En grande distribution, « ne pas compter ses heures » est une phrase qui revient sans cesse dans les allées des magasins.

Jonathan Le Borgne
Jonathan Le Borgne

À l’époque où le secteur vivait ses heures de gloires, le temps de présence rimait avec efficacité, dans le seul but de monter l’échelle hiérarchique. Mais aujourd’hui, la donne a changé.

On nous parle d’un temps que les moins de 20 ans ne peuvent pas connaître. Celui d’un temps où les chefs de rayon se battent, bec et transpalette, pour développer leur chiffre d’affaires, gagner quelques points de marge et se faire remarquer pour obtenir la promotion convoitée. Le prix à payer ? Faire des heures, souvent sans compter.

Ceux qui font des heures par passion, vocation et conscience professionnelle

Sur le volume d’heures réalisées, le débat est houleux : « je ne pars pas tant que j’ai encore du travail », commente ce responsable de magasins, « je ne reporte pas le travail à demain et si je le fais c’est par professionnalisme », reconnaît ce manager tout en concédant qu’il veut prouver à sa hiérarchie qu’ils ont eu raison de lui faire confiance au poste de manager qu’il convoitait.
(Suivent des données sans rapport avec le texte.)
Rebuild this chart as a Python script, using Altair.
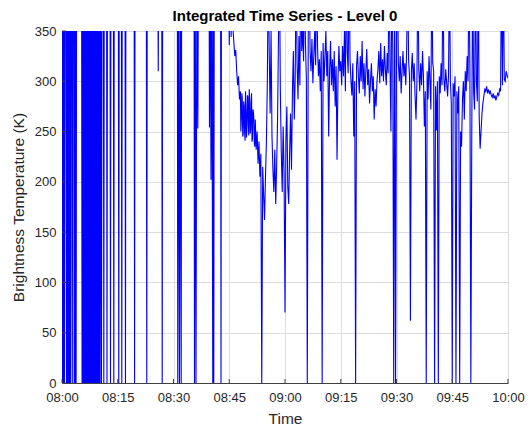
import altair as alt
import pandas as pd

H = 420  # off-scale high readings (clipped at the top of the axes)

# ---- early, mostly off-scale period: dropouts to 0 (minutes after 08:00)
early_t = [
    0.00, 0.13, 0.27, 0.40, 0.54, 0.67, 0.80, 1.08, 1.21, 1.35, 1.48, 1.62, 1.75, 1.89,
    2.02, 2.16, 2.29, 2.42, 2.64, 2.77, 2.90, 3.15, 3.28, 3.42, 3.55, 3.68, 3.80, 3.93,
    5.27, 5.40, 5.53, 5.67, 5.80, 5.94, 6.07, 6.21, 6.34, 6.48, 6.61, 6.75, 6.88, 7.02,
    7.15, 7.29, 7.42, 7.56, 7.69, 7.83, 7.96, 8.10, 8.23, 8.37, 8.50, 8.64, 8.77, 8.91,
    9.04, 9.18, 9.31, 9.45, 9.58, 9.72, 9.85, 9.99, 10.12, 10.26, 10.39,
    10.63, 10.76, 11.13, 11.25, 11.37, 11.99, 12.11, 12.23, 12.93, 13.05, 13.17,
    13.82, 13.94, 14.06, 15.16, 15.28, 15.40, 15.97, 16.09, 16.21, 16.96, 17.08, 17.20,
    19.41, 19.53, 19.65, 22.69, 22.81, 22.93, 25.78, 25.90, 26.02, 26.84, 26.96, 27.08,
    31.03, 31.15, 31.38, 31.61, 31.84, 32.07, 32.19,
    35.53, 35.65, 35.85, 36.05, 36.30, 36.55, 36.70,
    39.56, 39.68, 39.88, 40.09, 40.30, 40.57, 40.70, 40.84, 40.97,
    42.66, 42.78, 42.90, 44.88,
]
early_v = [
    H, 0, H, 0, H, 0, H, H, 0, H, 0, H, 0, H,
    0, H, 0, H, H, 0, H, H, 0, H, 0, H, 0, H,
    H, 0, H, 0, H, 0, H, 0, H, 0, H, 0, H, 0,
    H, 0, H, 0, H, 0, H, 0, H, 0, H, 0, H, 0,
    H, 0, H, 0, H, 0, H, 0, H, 0, H,
    0, H, H, 0, H, H, 0, H, H, 0, H,
    H, 0, H, H, 0, H, H, 0, H, H, 0, H,
    H, 0, H, H, 0, H, H, 310, H, H, 0, H,
    H, 0, H, 0, H, 0, H,
    H, 0, H, 0, H, 253, H,
    H, 254, H, 202, H, 0, H, 0, H,
    H, 0, H, H,
]

# ---- main period, sampled every 0.25 min from 08:45
main_start = 45.0
main_step = 0.25
main_v = [
    336, H, 344, 400, 352, 338, 325, 331, 310, 296, 305, 282, 290, 262, 284, 248, 276, 241, 270, 252,
    285, 246, 281, 252, 288, 243, 270, 238, 262, 232, 250, 218, 240, 205, 228, 0, 215, 188, 162, 205,
    240, 300, H, 330, 268, 350, 245, 212, 190, 232, 178, 215, 262, 345, H, 290, 230, 190, 255, 210,
    70, 240, 275, 195, 178, 230, 268, 212, 290, 330, 262, 305, H, 318, 282, 345, 296, H, 330, 352,
    320, H, 338, 302, 0, 345, H, 330, 310, 342, 298, 325, 350, 316, H, 335, 305, 322, 290, 330,
    0, 338, 300, 325, 350, 305, 330, 245, 310, 340, 296, 322, 290, 330, 275, 315, 222, 300, 335, 310,
    320, 296, 335, 305, 350, 290, H, 330, 308, H, 322, 300, 286, 318, 245, 300, 0, 315, 330, 305,
    288, 325, 300, 340, 292, 318, 285, 310, 332, 296, 312, 278, 300, 318, 290, 305, 262, 292, 275, 300,
    312, 330, 298, 338, 305, 322, 300, 335, 312, 296, 328, 308, H, 318, 250, H, 330, 0, H, 0,
    342, H, 318, 300, 325, 288, 310, 330, 305, 318, 296, 335, H, 322, 305, 62, 310, 328, 300, 318,
    285, 262, 300, H, 312, 290, 318, 296, 330, 305, 255, 290, 0, 310, 282, 325, 300, 272, H, 318,
    310, 0, 295, 251, 300, 0, 305, 288, 318, 296, H, 302, 290, 312, 298, 285, 306, H, 300, 278,
    0, 298, 285, 305, 0, 290, 268, 295, 0, 250, 235, 282, 300, 262, 310, 290, 325, 300, H, 312,
    0, 245, H, 290, 272, H, 300, 280, H, 265, 233, 250, 268, 278, 285, 292, 290, 295, 288, 292,
    288, 290, 286, 284, 288, 283, 286, 281, 285, 288, 286, 292, 290, H, 296, H, 302, 300, 310, 306, 303,
]

# ---- extra in-between samples in the dense 08:48-08:52 cluster
blob_t = [48.125, 48.375, 48.625, 48.875, 49.125, 49.375, 49.625, 49.875,
          50.125, 50.375, 50.625, 50.875, 51.125, 51.375, 51.625, 51.875]
blob_v = [250, 288, 245, 280, 250, 290, 244, 286, 258, 292, 248, 278, 240, 272, 262, 235]

xtick_vals = [0, 15, 30, 45, 60, 75, 90, 105, 120]
xtick_labels = ["08:00", "08:15", "08:30", "08:45", "09:00", "09:15", "09:30", "09:45", "10:00"]
ytick_vals = [0, 50, 100, 150, 200, 250, 300, 350]

main_t = [round(main_start + main_step * i, 2) for i in range(len(main_v))]
df = pd.DataFrame({"t": early_t + main_t + blob_t, "v": early_v + main_v + blob_v})

FONT = "Liberation Sans"
TXT = "#262626"
AX = "#404040"
GRID = "#dcdcdc"

label_expr = "[" + ",".join("'%s'" % s for s in xtick_labels) + "][round(datum.value/15)]"

X_ENC = alt.X(
    "t:Q",
    scale=alt.Scale(domain=[0, 120], nice=False, zero=False),
    axis=alt.Axis(
        values=xtick_vals, labelExpr=label_expr, title="Time",
        grid=True, gridColor=GRID, gridWidth=1,
        ticks=False, tickSize=0, labelPadding=8, titlePadding=7,
        labelFont=FONT, titleFont=FONT, labelFontSize=13, titleFontSize=15.5,
        labelColor=TXT, titleColor=TXT, titleFontWeight="normal",
        domainColor=AX, domainWidth=1, labelFlush=False, labelOverlap=False,
    ),
)
Y_ENC = alt.Y(
    "v:Q",
    scale=alt.Scale(domain=[0, 350], nice=False),
    axis=alt.Axis(
        values=ytick_vals, title="Brightness Temperature (K)",
        grid=True, gridColor=GRID, gridWidth=1,
        ticks=False, tickSize=0, labelPadding=6, titlePadding=8,
        labelFont=FONT, titleFont=FONT, labelFontSize=13, titleFontSize=15.5,
        labelColor=TXT, titleColor=TXT, titleFontWeight="normal",
        domainColor=AX, domainWidth=1, labelFlush=False, labelOverlap=False,
    ),
)

line = alt.Chart(df).mark_line(color="#0000ff", strokeWidth=1.1, clip=True).encode(
    x=X_ENC, y=Y_ENC
)

xticks = alt.Chart(pd.DataFrame({"t": xtick_vals})).mark_rule(color=AX, strokeWidth=1).encode(
    x=X_ENC,
    y=alt.value(352),
    y2=alt.value(348),
)
yticks = alt.Chart(pd.DataFrame({"v": ytick_vals})).mark_rule(color=AX, strokeWidth=1).encode(
    y=Y_ENC,
    x=alt.value(0),
    x2=alt.value(4),
)

chart = alt.layer(line, xticks, yticks).properties(
    width=446,
    height=352,
    padding={"left": 62, "top": 31, "right": 24, "bottom": 43},
    autosize=alt.AutoSizeParams(type="none"),
    background="white",
    title=alt.TitleParams(
        "Integrated Time Series - Level 0",
        font=FONT, fontSize=15, fontWeight="bold", color="#000000",
        anchor="middle", frame="group", offset=9, dy=20, baseline="alphabetic",
    ),
).configure_view(stroke="transparent")

chart.save("out.html", embed_options={"renderer": "svg", "actions": False})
Dans les commentaires que nous recevons, ces réponses sont nombreuses. Faire des heures relèvent presque d’une tradition dans ce secteur où la passion et la vocation viennent justifier cet investissement. Bien sûr, comme tous secteurs confondues, « ce n’est pas les heures qui compte, mais il faut avoir conscience que le rôle de manager ou directeur ne s’accomplit pas en 35h. Ça doit être une passion avant-tout », assume ce manager.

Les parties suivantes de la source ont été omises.